Tessy: For sure, the peak of our acceptance will be evident in about 15+ years when I am the first woman to be president and then the next 5 women who will follow suit will just be us showing off!…. Great things are happening in this country of ours! Especially, with regards to men realizing that the idea of women not being equal to them is a myth but one that many people have gone through many efforts to make them think it is a fact – kind of like the efforts voodoo connoisseurs make.
Afroway: As a poet, what do you think is the impact of poetry to the world?
Tessy: Poetry like any art form has the power to kick start the reader or listener into a meditative process into their lives or the issues being discussed.
Afroway: Who are some of your mentors in life, your career and poetry?
Tessy: Maya Angelou, Beyonce, Michelle Obama and Ellen Johnson Sirleaf
Afroway: Which is your favorite hang out in Nairobi?
Tessy: Oh man. So many places – usually food is involved but there is a park at Upper Hill with this boat ride – roller coaster type things that I like to visit with friends and bully them in to riding. It is so scary and usually 10 years olds ride it and I manage to be the one screaming the loudest. I don’t understand how they are so chilled when that thing is going back and forth and rising to unnatural heights. I think I will go there again this weekend. Want to join?
Afroway: Thanks, but haha! I am afraid of heights, maybe on the food I may join you. Talking about food; your favorite meal?
Tessy: Chapati and Ice cream! (Not at the same time)
Tess Aura, Photo Credit: Collins Irungu
Afroway: Does Tess Aura read? What titles are you reading now?
Tessy: “The Fortunes of Africa: A 5000-Year History of Wealth, Greed, and Endeavor” by Martin Meredith and “Beyond Limits” by Pepe Minambo given to me recently by a dear friend!
Afroway: What is your favourite Music?
Tessy: I like all types of music, I have an eclectic taste. Right now I am super into acoustic covers though.
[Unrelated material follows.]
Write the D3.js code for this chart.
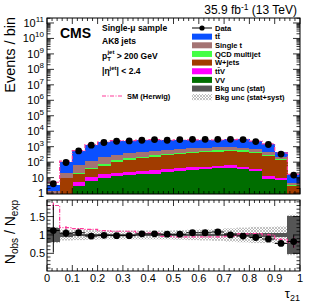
<!DOCTYPE html>
<html lang="en">
<head>
<meta charset="UTF-8">
<script src="https://cdn.jsdelivr.net/npm/d3@7"></script>
<title>tau21 single-mu</title>
<style>
  body { margin: 0; background: #fff; }
  svg { display: block; font-family: "Liberation Sans", Arial, sans-serif; }
  .lab { font-size: 11px; fill: #000; }
  .leg { font-size: 7.5px; font-weight: bold; fill: #000; }
</style>
</head>
<body>
<svg id="chart" width="316" height="303"></svg>
<script>
// bins in tau21
const binLo = [0, 0.05, 0.1, 0.15, 0.2, 0.25, 0.3, 0.35, 0.4, 0.45, 0.5, 0.55, 0.6, 0.65, 0.7, 0.75, 0.8, 0.85, 0.9, 0.95];
const binHi = [0.05, 0.1, 0.15, 0.2, 0.25, 0.3, 0.35, 0.4, 0.45, 0.5, 0.55, 0.6, 0.65, 0.7, 0.75, 0.8, 0.85, 0.9, 0.95, 1];

// stacked backgrounds (events / bin), bottom to top
const vv        = [0, 0.2, 2.8, 6.2, 10, 12, 14, 16, 18, 22, 26, 30, 35, 40, 45, 38, 25, 8, 7, 0.3];
const ttv       = [0.1, 0.1, 2.2, 4.8, 8, 9, 10, 11, 12, 16, 16, 17, 17, 18, 17, 14, 9, 4, 2, 0.1];
const wjets     = [0.4, 8.7, 13, 23, 42, 79, 116, 153, 190, 242, 288, 333, 378, 422, 458, 428, 346, 238, 121, 2.6];
const qcd       = [0.05, 1, 2, 5, 20, 30, 40, 50, 60, 60, 70, 90, 110, 120, 120, 100, 60, 50, 30, 0.5];
const singleTop = [0.75, 9, 44, 76, 140, 170, 190, 220, 240, 260, 300, 310, 310, 320, 320, 300, 240, 130, 50, 1];
const ttbar     = [2.2, 86, 436, 1165, 1660, 2000, 2030, 2070, 2280, 1950, 2140, 2050, 1980, 1860, 2040, 2110, 1630, 1120, 220, 13.2];

const dataCounts = [4, 95, 530, 1250, 1860, 2250, 2350, 2600, 2900, 2600, 2900, 3000, 3000, 3000, 3000, 2900, 2150, 1380, 330, 14.5];
const herwig     = [5, 115, 560, 1350, 2000, 2450, 2500, 2650, 2900, 2600, 2800, 2750, 2750, 2700, 2900, 2950, 2300, 1500, 400, 16];

// ratio panel
const ratio       = [1.12, 1.05, 1.06, 0.97, 0.99, 0.98, 0.98, 1.03, 1.03, 1.02, 1.02, 1.06, 1.06, 1.08, 1.0, 0.97, 0.93, 0.89, 0.77, 0.82];
const ratioErrLo  = [0.60, 0.11, 0.05, 0.03, 0.02, 0.02, 0.02, 0.02, 0.02, 0.02, 0.02, 0.02, 0.02, 0.02, 0.02, 0.02, 0.02, 0.03, 0.05, 0.17];
const ratioErrHi  = [0.70, 0.11, 0.05, 0.03, 0.02, 0.02, 0.02, 0.02, 0.02, 0.02, 0.02, 0.02, 0.02, 0.02, 0.02, 0.02, 0.02, 0.03, 0.05, 0.17];
const statUnc     = [0.18, 0.06, 0.03, 0.025, 0.025, 0.025, 0.025, 0.025, 0.025, 0.025, 0.03, 0.03, 0.03, 0.035, 0.04, 0.04, 0.045, 0.05, 0.06, 0.52];
const systUnc     = [0.22, 0.15, 0.14, 0.13, 0.12, 0.12, 0.12, 0.12, 0.12, 0.12, 0.13, 0.14, 0.15, 0.16, 0.18, 0.2, 0.22, 0.22, 0.23, 0.55];
const herwigRatio = [1.8, 1.2, 1.17, 1.15, 1.12, 1.1, 1.1, 1.05, 1.05, 0.96, 0.95, 0.95, 0.95, 0.95, 0.97, 1.03, 1.04, 1.0, 0.88, 0.8];
const herwigErr   = [0.12, 0.04, 0.02, 0.01, 0.01, 0.01, 0.01, 0.01, 0.01, 0.01, 0.01, 0.01, 0.01, 0.01, 0.01, 0.01, 0.02, 0.03, 0.06, 0.15];

const xTickVals = [0, 0.1, 0.2, 0.3, 0.4, 0.5, 0.6, 0.7, 0.8, 0.9, 1];
const xTickLabels = ["0", "0.1", "0.2", "0.3", "0.4", "0.5", "0.6", "0.7", "0.8", "0.9", "1"];
const ratioTickVals = [0.5, 1, 1.5];
const ratioTickLabels = ["0.5", "1", "1.5"];
const decades = [0, 1, 2, 3, 4, 5, 6, 7, 8, 9, 10, 11];

const keys = ["VV", "ttV", "W", "QCD", "st", "tt"];
const colors = { VV: "#006e00", ttV: "#ff00ff", W: "#a13c00", QCD: "#43ff43", st: "#a47373", tt: "#0a50ff" };
const herwigColor = "#ff3b9a";

const svg = d3.select("#chart");
const x = d3.scaleLinear().domain([0, 1]).range([47, 300]);
const yTop = d3.scaleLog().domain([0.87, 2.1e11]).range([194, 18]);
const yRat = d3.scaleLinear().domain([0.02, 1.95]).range([271, 200]);
const yMin = yTop.domain()[0];

const defs = svg.append("defs");
defs.append("clipPath").attr("id", "clipTop").append("rect")
    .attr("x", 47).attr("y", 18).attr("width", 253).attr("height", 176);
defs.append("clipPath").attr("id", "clipRat").append("rect")
    .attr("x", 47).attr("y", 200).attr("width", 253).attr("height", 71);
const pat = defs.append("pattern").attr("id", "hatch").attr("patternUnits", "userSpaceOnUse")
    .attr("width", 3).attr("height", 3);
pat.append("rect").attr("width", 3).attr("height", 3).attr("fill", "#fff");
pat.append("path").attr("d", "M0,0L3,3M3,0L0,3").attr("stroke", "#9a9a9a").attr("stroke-width", 0.6);

// ---------- upper panel ----------
const gTop = svg.append("g").attr("clip-path", "url(#clipTop)");
const rows = binLo.map((lo, i) => ({
    i, VV: vv[i], ttV: ttv[i], W: wjets[i], QCD: qcd[i], st: singleTop[i], tt: ttbar[i]
}));
const layers = d3.stack().keys(keys)(rows);
layers.forEach(layer => {
    gTop.selectAll(null).data(layer).enter().append("rect")
        .attr("x", d => x(binLo[d.data.i]))
        .attr("width", d => x(binHi[d.data.i]) - x(binLo[d.data.i]) + 0.3)
        .attr("y", d => yTop(Math.max(d[1], yMin)))
        .attr("height", d => yTop(Math.max(d[0], yMin)) - yTop(Math.max(d[1], yMin)))
        .attr("fill", colors[layer.key])
        .attr("shape-rendering", "crispEdges");
});

function stepPoints(vals, fy) {
    const pts = [];
    vals.forEach((v, i) => { pts.push([x(binLo[i]), fy(v)]); pts.push([x(binHi[i]), fy(v)]); });
    return pts;
}
gTop.append("path").attr("d", d3.line()(stepPoints(herwig, yTop)))
    .attr("fill", "none").attr("stroke", herwigColor).attr("stroke-width", 1.2)
    .attr("stroke-dasharray", "4,1.5,1,1.5");

gTop.selectAll(".dot").data(dataCounts).enter().append("circle")
    .attr("cx", (d, i) => x((binLo[i] + binHi[i]) / 2))
    .attr("cy", d => yTop(d)).attr("r", 3.4).attr("fill", "#000");

// ---------- ratio panel ----------
const gRat = svg.append("g").attr("clip-path", "url(#clipRat)");
const bw = i => x(binHi[i]) - x(binLo[i]);
gRat.selectAll(".syst").data(systUnc).enter().append("rect")
    .attr("x", (d, i) => x(binLo[i])).attr("width", (d, i) => bw(i) + 0.3)
    .attr("y", d => yRat(1 + d)).attr("height", d => yRat(1 - d) - yRat(1 + d))
    .attr("fill", "url(#hatch)");
gRat.selectAll(".stat").data(statUnc).enter().append("rect")
    .attr("x", (d, i) => x(binLo[i])).attr("width", (d, i) => bw(i) + 0.3)
    .attr("y", d => yRat(1 + d)).attr("height", d => yRat(1 - d) - yRat(1 + d))
    .attr("fill", "#555").attr("shape-rendering", "crispEdges");

gRat.append("path").attr("d", d3.line()(stepPoints(herwigRatio, yRat)))
    .attr("fill", "none").attr("stroke", herwigColor).attr("stroke-width", 1.2)
    .attr("stroke-dasharray", "4,1.5,1,1.5");
gRat.selectAll(".herr").data(herwigRatio).enter().append("line")
    .attr("x1", (d, i) => x((binLo[i] + binHi[i]) / 2)).attr("x2", (d, i) => x((binLo[i] + binHi[i]) / 2))
    .attr("y1", (d, i) => yRat(d - herwigErr[i])).attr("y2", (d, i) => yRat(d + herwigErr[i]))
    .attr("stroke", herwigColor).attr("stroke-width", 1.2).attr("stroke-dasharray", "3,1.5");

gRat.selectAll(".xerr").data(ratio).enter().append("line")
    .attr("x1", (d, i) => x(binLo[i])).attr("x2", (d, i) => x(binHi[i]))
    .attr("y1", d => yRat(d)).attr("y2", d => yRat(d))
    .attr("stroke", "#000").attr("stroke-width", 1);
gRat.selectAll(".yerr").data(ratio).enter().append("line")
    .attr("x1", (d, i) => x((binLo[i] + binHi[i]) / 2)).attr("x2", (d, i) => x((binLo[i] + binHi[i]) / 2))
    .attr("y1", (d, i) => yRat(d - ratioErrLo[i])).attr("y2", (d, i) => yRat(d + ratioErrHi[i]))
    .attr("stroke", "#000").attr("stroke-width", 1);
gRat.selectAll(".rdot").data(ratio).enter().append("circle")
    .attr("cx", (d, i) => x((binLo[i] + binHi[i]) / 2))
    .attr("cy", d => yRat(d)).attr("r", 3.4).attr("fill", "#000");

// ---------- frames and ticks ----------
function frame(y0, y1) {
    svg.append("rect").attr("x", 47).attr("y", y0).attr("width", 253).attr("height", y1 - y0)
        .attr("fill", "none").attr("stroke", "#000").attr("stroke-width", 1);
}
function tick(x1, y1, x2, y2) {
    svg.append("line").attr("x1", x1).attr("y1", y1).attr("x2", x2).attr("y2", y2)
        .attr("stroke", "#000").attr("stroke-width", 0.8);
}
frame(18, 194);
frame(200, 271);

const xMinor = x.ticks(50);
[[194, -1], [18, 1], [271, -1], [200, 1]].forEach(([yy, dir]) => {
    xMinor.forEach(v => {
        const major = xTickVals.some(t => Math.abs(t - v) < 1e-6);
        const len = major ? 6 : 3;
        tick(x(v), yy, x(v), yy + dir * len);
    });
});

decades.forEach(k => {
    const base = Math.pow(10, k);
    [1, 2, 3, 4, 5, 6, 7, 8, 9].forEach(m => {
        const v = base * m;
        if (v < yMin || v > yTop.domain()[1]) return;
        const yy = yTop(v);
        const len = m === 1 ? 7 : 3.5;
        tick(47, yy, 47 + len, yy);
        tick(300, yy, 300 - len, yy);
    });
});

yRat.ticks(20).forEach(v => {
    const major = ratioTickVals.some(t => Math.abs(t - v) < 1e-6);
    const len = major ? 7 : 3.5;
    tick(47, yRat(v), 47 + len, yRat(v));
    tick(300, yRat(v), 300 - len, yRat(v));
});

// ---------- tick labels ----------
decades.forEach(k => {
    const t = svg.append("text").attr("class", "lab").attr("x", 44).attr("y", yTop(Math.pow(10, k)) + 4)
        .attr("text-anchor", "end");
    if (k === 0) t.text("1");
    else if (k === 1) t.text("10");
    else {
        t.append("tspan").text("10");
        t.append("tspan").attr("dy", -5).style("font-size", "8px").text(k);
    }
});
ratioTickVals.forEach((v, i) => {
    svg.append("text").attr("class", "lab").attr("x", 45).attr("y", yRat(v) + 4)
        .attr("text-anchor", "end").text(ratioTickLabels[i]);
});
xTickVals.forEach((v, i) => {
    svg.append("text").attr("class", "lab").attr("x", x(v)).attr("y", 282)
        .attr("text-anchor", "middle").text(xTickLabels[i]);
});

// axis titles
svg.append("text").attr("transform", "translate(15,17) rotate(-90)").attr("text-anchor", "end")
    .style("font-size", "14.5px").text("Events / bin");
const rt = svg.append("text").attr("transform", "translate(15,200) rotate(-90)").attr("text-anchor", "end")
    .style("font-size", "14px");
rt.append("tspan").text("N");
rt.append("tspan").attr("dy", 3).style("font-size", "10px").text("obs");
rt.append("tspan").attr("dy", -3).text(" / N");
rt.append("tspan").attr("dy", 3).style("font-size", "10px").text("exp");
const xt = svg.append("text").attr("x", 300).attr("y", 298).attr("text-anchor", "end").style("font-size", "13px");
xt.append("tspan").text("τ");
xt.append("tspan").attr("dy", 3).style("font-size", "9px").text("21");

// header
const lumi = svg.append("text").attr("x", 297).attr("y", 14).attr("text-anchor", "end").style("font-size", "12px");
lumi.append("tspan").text("35.9 fb");
lumi.append("tspan").attr("dy", -4).style("font-size", "8.5px").text("-1");
lumi.append("tspan").attr("dy", 4).text(" (13 TeV)");

svg.append("text").attr("x", 60).attr("y", 38).style("font-size", "14px").style("font-weight", "bold").text("CMS");

const infoX = 102;
svg.append("text").attr("class", "leg").attr("x", infoX).attr("y", 31).style("font-size", "8.5px").text("Single-μ sample");
svg.append("text").attr("class", "leg").attr("x", infoX).attr("y", 44).style("font-size", "8.5px").text("AK8 jets");
const pt = svg.append("text").attr("class", "leg").attr("x", infoX).attr("y", 59).style("font-size", "8.5px");
pt.append("tspan").text("p");
pt.append("tspan").attr("dy", 2).style("font-size", "6px").text("T");
pt.append("tspan").attr("dy", -7).attr("dx", -3.5).style("font-size", "6px").text("jet");
pt.append("tspan").attr("dy", 5).text(" > 200 GeV");
const eta = svg.append("text").attr("class", "leg").attr("x", infoX).attr("y", 74).style("font-size", "8.5px");
eta.append("tspan").text("|η");
eta.append("tspan").attr("dy", -4).style("font-size", "6px").text("jet");
eta.append("tspan").attr("dy", 4).text("| < 2.4");

svg.append("line").attr("x1", 102).attr("x2", 122).attr("y1", 96).attr("y2", 96)
    .attr("stroke", herwigColor).attr("stroke-width", 1.2).attr("stroke-dasharray", "4,1.5,1,1.5");
svg.append("text").attr("class", "leg").attr("x", 127).attr("y", 99).text("SM (Herwig)");

// legend
const legendNames = ["Data", "tt̄", "Single t", "QCD multijet", "W+jets", "tt̄V", "VV", "Bkg unc (stat)", "Bkg unc (stat+syst)"];
const legendKeys = ["data", "tt", "st", "QCD", "W", "ttV", "VV", "stat", "syst"];
const legY0 = 28, legDy = 8.65;
legendKeys.forEach((k, i) => {
    const yy = legY0 + i * legDy;
    if (k === "data") {
        svg.append("line").attr("x1", 192).attr("x2", 212).attr("y1", yy).attr("y2", yy).attr("stroke", "#000");
        svg.append("circle").attr("cx", 202).attr("cy", yy).attr("r", 2.6).attr("fill", "#000");
    } else {
        const fill = k === "stat" ? "#555" : k === "syst" ? "url(#hatch)" : colors[k];
        svg.append("rect").attr("x", 192).attr("y", yy - 3).attr("width", 20).attr("height", 6).attr("fill", fill);
    }
    svg.append("text").attr("class", "leg").attr("x", 215).attr("y", yy + 2.8).text(legendNames[i]);
});
</script>
</body>
</html>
Afroway: What are some of your most embarrassing moments?
Tessy: Hahaha. One time a lady walking towards the opposite direction I was walking in turn around and started following me and I made so many turns and u-turns and she kept following. It was when I was new in Nairobi and had heard of all these conning and robbing stories so I was really afraid and then she like rushed and caught up with me and said “look, I am not trying to rob you but your zipper is open and everyone can see your hot pink underwear”
Afroway: Oh! My….! Now tell us your stand on African culture. Do you identify and appreciate any of the African cultural practices, if so which one?
Tessy: African culture is rich with many things that we should maintain and others that we should just pretend don’t exist. But I think one that I will always uphold is spoiling my grandmother, financially and with other material things. I think out of the continent grandparents are known to spoil their grandkids in terms of how they treat them and also financially but I think in the African culture your grandparents are almost like your spouses when you start working or your children. You just wanna buy them everything and the only thing they have to do to in return is cook your favorite meal, when you go visit them in the village. To know that without this human being your parents wouldn’t exist and thus you wouldn’t either I think is something that is venerated on the continent. And when they are alive they are already wise, they have lived their lives there is nothing really that you could add to them as they are already developed human beings. They are the ones who can add to your life when it comes to wisdom and knowledge so all you gotta do is buy groceries, send them money from time to time and hug them tight while they are still alive. And they honestly appreciate anything you give them. I have cousins who buy our grandmother furniture others yogurt, others fabrics, others shoes etc. and my grandma receives them all with the same appreciation.
Afroway: Finally, what is your advice to your fellow artists- the upcoming ones?
Tessy: You are the most important audience member you will ever have – the number one fan and the hardest critic – do everything for yourself first.